I have a SwiftUI view (ShazamView
) containing a number of views, most importantly a record button you press to get the app to listen to music around you. Tapping on the button calls a startListening()
function in the ShazamViewModel
to begin the listening process.
The startListening()
function goes through a couple of steps:
1. Requesting Record (Microphone) Permission
Here, the app checks for record permission, if allowed, another function is further called to begin the recording process. If not allowed, the app requests that the user allow microphone access. This is not the major focus of this blog post, so I’m just going to skip the details of that here.
class ShazamViewModel: NSObject, ObservableObject { // ... func startListening() { let audioSession = AVAudioSession.sharedInstance() switch audioSession.recordPermission { case .undetermined: requestRecordPermission(audioSession: audioSession) case .denied: viewState = .recordPermissionSettingsAlert case .granted: DispatchQueue.global(qos: .background).async { self.proceedWithRecording() } @unknown default: requestRecordPermission(audioSession: audioSession) } } }
2. Setting up Audio Engine for recording
In the proceedToRecord()
button, the app is switched into a ‘loading’ state using the Ripple animation described in a separate blog post. Here also, AudioEngine
needed to enable the app to continually record sounds is set up.
class ShazamViewModel: NSObject, ObservableObject { // ... private func proceedWithRecording() { DispatchQueue.main.async { self.viewState = .recordingInProgress } if audioEngine.isRunning { stopRecording() return } let inputNode = audioEngine.inputNode let recordingFormat = inputNode.outputFormat(forBus: .zero) inputNode.removeTap(onBus: .zero) inputNode.installTap(onBus: .zero, bufferSize: 1024, format: recordingFormat) { [weak self] buffer, time in print("Current Recording at: \(time)") } audioEngine.prepare() do { try audioEngine.start() } catch { print(error.localizedDescription) } } }
3. Asking ShazamKit to match recordings with songs in the catalog
ShazamKit requires an instance of SHSession()
, from which we can call a function required to match the recording with songs in the catalog. It also has two delegate functions within the SHSessionDelegate
, one is triggered when a match is found and the other is triggered when there is an error or no match is found. It’s as simple as that.

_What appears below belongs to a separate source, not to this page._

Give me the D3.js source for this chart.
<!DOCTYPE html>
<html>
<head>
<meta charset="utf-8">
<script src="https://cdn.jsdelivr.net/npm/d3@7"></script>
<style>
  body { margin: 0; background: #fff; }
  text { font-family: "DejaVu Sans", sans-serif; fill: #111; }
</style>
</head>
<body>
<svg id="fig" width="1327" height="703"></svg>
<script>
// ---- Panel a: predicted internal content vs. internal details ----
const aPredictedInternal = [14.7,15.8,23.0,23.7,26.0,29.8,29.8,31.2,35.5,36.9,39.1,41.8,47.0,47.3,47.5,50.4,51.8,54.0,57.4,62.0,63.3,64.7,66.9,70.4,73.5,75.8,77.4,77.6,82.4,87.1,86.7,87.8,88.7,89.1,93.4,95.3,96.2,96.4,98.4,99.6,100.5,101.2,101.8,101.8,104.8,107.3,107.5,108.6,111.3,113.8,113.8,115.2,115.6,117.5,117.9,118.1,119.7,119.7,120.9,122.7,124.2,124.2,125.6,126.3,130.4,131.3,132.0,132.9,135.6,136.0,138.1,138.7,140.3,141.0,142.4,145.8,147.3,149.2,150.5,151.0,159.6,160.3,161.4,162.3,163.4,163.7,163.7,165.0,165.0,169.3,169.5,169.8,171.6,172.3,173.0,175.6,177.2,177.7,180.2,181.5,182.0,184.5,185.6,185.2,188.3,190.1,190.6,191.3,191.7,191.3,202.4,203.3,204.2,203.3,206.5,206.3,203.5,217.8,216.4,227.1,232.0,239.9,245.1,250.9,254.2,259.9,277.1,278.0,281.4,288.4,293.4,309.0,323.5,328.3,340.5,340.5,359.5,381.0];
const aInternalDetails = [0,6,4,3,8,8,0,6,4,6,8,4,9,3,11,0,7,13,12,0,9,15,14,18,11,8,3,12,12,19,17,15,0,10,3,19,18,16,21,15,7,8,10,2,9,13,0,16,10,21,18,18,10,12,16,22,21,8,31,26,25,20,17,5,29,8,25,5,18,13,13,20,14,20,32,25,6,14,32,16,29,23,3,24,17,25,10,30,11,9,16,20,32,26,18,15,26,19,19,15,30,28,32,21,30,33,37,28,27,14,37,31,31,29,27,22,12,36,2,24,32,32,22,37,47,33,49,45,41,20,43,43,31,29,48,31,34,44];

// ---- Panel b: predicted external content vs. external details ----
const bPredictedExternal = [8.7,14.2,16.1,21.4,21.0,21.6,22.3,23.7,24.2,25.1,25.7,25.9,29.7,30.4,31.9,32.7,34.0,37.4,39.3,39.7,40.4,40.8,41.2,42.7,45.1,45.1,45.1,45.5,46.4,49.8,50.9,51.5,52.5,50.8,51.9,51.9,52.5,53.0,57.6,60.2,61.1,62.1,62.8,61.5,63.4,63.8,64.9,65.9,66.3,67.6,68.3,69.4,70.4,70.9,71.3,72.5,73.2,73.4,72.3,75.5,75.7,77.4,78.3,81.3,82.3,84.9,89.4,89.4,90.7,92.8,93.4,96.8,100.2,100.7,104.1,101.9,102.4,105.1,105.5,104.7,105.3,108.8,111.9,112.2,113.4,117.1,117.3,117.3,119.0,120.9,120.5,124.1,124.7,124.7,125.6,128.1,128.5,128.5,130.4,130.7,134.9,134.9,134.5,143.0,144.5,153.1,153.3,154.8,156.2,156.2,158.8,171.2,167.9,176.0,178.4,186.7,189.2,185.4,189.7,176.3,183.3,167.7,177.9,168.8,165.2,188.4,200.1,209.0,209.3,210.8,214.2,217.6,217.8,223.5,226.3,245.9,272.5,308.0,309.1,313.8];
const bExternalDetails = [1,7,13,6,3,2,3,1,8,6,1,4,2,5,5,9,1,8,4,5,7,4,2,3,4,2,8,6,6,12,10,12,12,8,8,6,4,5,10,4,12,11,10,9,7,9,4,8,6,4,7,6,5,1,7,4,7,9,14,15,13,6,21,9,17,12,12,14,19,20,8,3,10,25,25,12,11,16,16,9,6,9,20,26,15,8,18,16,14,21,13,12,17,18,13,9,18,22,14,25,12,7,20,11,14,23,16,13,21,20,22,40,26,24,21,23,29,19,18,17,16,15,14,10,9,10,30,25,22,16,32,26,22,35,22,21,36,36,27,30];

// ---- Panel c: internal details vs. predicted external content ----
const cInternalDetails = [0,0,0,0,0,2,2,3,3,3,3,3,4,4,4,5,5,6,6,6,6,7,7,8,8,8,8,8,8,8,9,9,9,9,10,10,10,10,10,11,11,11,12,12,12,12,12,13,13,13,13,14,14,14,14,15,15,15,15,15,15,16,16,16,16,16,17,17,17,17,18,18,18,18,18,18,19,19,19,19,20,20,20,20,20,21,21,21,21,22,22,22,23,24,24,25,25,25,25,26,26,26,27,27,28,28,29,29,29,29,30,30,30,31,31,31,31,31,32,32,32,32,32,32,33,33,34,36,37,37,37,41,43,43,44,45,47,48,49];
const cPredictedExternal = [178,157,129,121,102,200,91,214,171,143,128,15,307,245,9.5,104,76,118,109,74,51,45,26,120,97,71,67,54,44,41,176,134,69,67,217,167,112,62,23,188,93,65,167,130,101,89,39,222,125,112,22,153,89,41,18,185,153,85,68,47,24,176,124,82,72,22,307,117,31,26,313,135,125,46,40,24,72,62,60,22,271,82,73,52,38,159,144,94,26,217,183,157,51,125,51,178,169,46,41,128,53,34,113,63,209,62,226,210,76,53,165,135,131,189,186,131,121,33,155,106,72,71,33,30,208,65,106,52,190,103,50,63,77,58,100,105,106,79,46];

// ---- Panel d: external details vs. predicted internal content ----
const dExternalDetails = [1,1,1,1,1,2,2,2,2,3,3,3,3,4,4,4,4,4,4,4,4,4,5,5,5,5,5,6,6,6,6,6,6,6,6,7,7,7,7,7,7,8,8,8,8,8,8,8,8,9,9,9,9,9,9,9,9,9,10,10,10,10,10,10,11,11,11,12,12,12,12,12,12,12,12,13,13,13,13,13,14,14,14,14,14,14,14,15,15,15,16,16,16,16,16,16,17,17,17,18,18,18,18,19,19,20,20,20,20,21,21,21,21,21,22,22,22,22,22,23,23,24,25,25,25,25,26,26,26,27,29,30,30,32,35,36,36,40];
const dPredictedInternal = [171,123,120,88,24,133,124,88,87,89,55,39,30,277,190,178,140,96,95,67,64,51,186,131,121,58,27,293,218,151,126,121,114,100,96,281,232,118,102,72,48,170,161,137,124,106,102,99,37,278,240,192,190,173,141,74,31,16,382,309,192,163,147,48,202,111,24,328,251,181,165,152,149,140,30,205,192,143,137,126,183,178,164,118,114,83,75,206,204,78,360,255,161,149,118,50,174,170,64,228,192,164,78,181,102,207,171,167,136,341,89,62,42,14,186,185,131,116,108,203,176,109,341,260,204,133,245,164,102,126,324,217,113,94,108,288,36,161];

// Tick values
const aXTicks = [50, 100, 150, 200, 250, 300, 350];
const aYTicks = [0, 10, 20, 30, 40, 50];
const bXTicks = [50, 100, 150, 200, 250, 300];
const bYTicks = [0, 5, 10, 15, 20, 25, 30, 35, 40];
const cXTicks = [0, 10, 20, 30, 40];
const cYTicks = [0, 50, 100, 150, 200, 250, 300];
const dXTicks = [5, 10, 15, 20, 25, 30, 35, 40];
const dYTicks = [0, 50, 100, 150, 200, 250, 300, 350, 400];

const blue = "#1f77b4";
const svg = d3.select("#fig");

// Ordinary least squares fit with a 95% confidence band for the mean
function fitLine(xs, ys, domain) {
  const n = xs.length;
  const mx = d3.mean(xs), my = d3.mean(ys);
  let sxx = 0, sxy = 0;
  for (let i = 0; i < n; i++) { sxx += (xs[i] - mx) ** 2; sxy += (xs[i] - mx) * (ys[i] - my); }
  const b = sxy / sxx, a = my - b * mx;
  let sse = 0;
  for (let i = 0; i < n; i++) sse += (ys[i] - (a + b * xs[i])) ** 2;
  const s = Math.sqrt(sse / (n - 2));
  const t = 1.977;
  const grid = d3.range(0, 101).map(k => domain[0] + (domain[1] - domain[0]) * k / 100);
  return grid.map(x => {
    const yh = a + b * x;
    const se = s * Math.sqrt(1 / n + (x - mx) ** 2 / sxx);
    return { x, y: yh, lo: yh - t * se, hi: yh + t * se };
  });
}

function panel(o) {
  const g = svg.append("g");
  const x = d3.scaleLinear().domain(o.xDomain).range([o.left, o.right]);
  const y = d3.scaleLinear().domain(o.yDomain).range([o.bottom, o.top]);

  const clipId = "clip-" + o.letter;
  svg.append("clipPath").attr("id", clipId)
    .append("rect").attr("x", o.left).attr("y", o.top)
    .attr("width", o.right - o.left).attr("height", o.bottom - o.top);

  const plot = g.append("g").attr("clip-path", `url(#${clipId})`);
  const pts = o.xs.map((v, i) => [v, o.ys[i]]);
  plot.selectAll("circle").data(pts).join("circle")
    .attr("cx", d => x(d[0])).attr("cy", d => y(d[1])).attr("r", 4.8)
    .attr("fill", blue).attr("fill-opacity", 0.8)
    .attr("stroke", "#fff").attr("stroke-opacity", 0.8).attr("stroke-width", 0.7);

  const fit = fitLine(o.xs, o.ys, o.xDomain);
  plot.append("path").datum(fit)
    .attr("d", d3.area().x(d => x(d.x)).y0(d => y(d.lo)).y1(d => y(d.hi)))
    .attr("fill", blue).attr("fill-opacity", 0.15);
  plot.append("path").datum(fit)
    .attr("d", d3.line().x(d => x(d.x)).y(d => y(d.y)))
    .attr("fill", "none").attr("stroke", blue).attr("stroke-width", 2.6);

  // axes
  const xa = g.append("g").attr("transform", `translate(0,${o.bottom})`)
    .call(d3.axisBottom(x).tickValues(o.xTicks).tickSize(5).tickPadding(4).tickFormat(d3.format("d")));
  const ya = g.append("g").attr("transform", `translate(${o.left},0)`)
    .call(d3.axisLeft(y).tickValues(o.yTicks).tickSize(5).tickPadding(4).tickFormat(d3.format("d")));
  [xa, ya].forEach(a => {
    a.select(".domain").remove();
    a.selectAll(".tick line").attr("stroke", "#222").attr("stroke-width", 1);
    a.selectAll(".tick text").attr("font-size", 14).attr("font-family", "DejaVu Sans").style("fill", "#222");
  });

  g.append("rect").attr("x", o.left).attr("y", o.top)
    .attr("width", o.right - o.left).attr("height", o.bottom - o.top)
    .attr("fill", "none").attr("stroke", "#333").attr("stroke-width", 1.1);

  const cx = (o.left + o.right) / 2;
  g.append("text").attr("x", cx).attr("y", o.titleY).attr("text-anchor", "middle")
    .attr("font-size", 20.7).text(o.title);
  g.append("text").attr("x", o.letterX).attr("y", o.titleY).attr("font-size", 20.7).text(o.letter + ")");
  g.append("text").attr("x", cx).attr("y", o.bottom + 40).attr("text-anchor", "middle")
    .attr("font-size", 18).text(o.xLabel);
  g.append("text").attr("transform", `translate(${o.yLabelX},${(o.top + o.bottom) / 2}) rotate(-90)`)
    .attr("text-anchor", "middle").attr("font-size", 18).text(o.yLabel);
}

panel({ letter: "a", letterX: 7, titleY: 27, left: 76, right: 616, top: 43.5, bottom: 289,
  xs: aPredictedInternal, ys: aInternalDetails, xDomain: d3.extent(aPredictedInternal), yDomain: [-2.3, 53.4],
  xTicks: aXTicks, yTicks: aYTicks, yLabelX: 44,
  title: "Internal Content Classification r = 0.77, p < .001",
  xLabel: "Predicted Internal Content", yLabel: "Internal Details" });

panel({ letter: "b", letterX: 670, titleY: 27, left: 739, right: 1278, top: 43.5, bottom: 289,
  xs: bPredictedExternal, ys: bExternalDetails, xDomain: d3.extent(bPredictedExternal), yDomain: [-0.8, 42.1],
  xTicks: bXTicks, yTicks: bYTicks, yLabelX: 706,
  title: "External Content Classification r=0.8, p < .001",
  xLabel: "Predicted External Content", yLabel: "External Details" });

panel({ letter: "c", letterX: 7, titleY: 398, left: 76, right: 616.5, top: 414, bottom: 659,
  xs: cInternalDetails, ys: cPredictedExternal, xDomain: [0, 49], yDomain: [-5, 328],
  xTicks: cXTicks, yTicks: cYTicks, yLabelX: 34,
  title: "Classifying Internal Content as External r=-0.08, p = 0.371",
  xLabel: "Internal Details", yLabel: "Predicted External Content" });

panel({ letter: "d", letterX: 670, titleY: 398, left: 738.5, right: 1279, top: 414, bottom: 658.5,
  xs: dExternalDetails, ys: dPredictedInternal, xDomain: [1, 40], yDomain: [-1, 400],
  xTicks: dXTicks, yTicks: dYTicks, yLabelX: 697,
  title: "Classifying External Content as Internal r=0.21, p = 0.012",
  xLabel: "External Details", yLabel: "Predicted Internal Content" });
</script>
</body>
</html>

class ShazamViewModel: NSObject, ObservableObject { // ... private func proceedWithRecording() { // ... inputNode.installTap(onBus: .zero, bufferSize: 1024, format: recordingFormat) { [weak self] buffer, time in print("Current Recording at: \(time)") self?.session.matchStreamingBuffer(buffer, at: time) // <---- Here } // ... } } extension ShazamViewModel: SHSessionDelegate { func session(_ session: SHSession, didFind match: SHMatch) { guard let firstMatch = match.mediaItems.first else { return } stopRecording() let song = Song( title: firstMatch.title ?? "", artist: firstMatch.artist ?? "", genres: firstMatch.genres, artworkUrl: firstMatch.artworkURL, appleMusicUrl: firstMatch.appleMusicURL ) DispatchQueue.main.async { self.viewState = .result(song: song) } } func session(_ session: SHSession, didNotFindMatchFor signature: SHSignature, error: Error?) { print(error?.localizedDescription ?? "") stopRecording() DispatchQueue.main.async { self.viewState = .noResult } } }
The rest of the codebase consists of the Song
struct that the Shazam match is mapped into, a SongDetailView
where the song details are displayed to the user, a couple of animations to improve the app experience and a couple of alerts displayed to the user as needed.
Custom Catalog
You may ask, “So is building a Shazam clone the only thing I can do with ShazamKit?” The answer is no.
Even though ShazamKit matches songs from the default music catalog, you can pass in your own custom-built catalog for ShazamKit to use during lookup. With this, you can build various applications like games, learning resources, etc.
Android?
ShazamKit is not limited to iOS only, it is also available for android and lets you add audio recognition to your Android apps.
With this simple Shazam clone, I’m sure you can agree with me that using ShazamKit is pretty easy. Why don’t you check it out and get your hands dirty building something with it.
Cheers!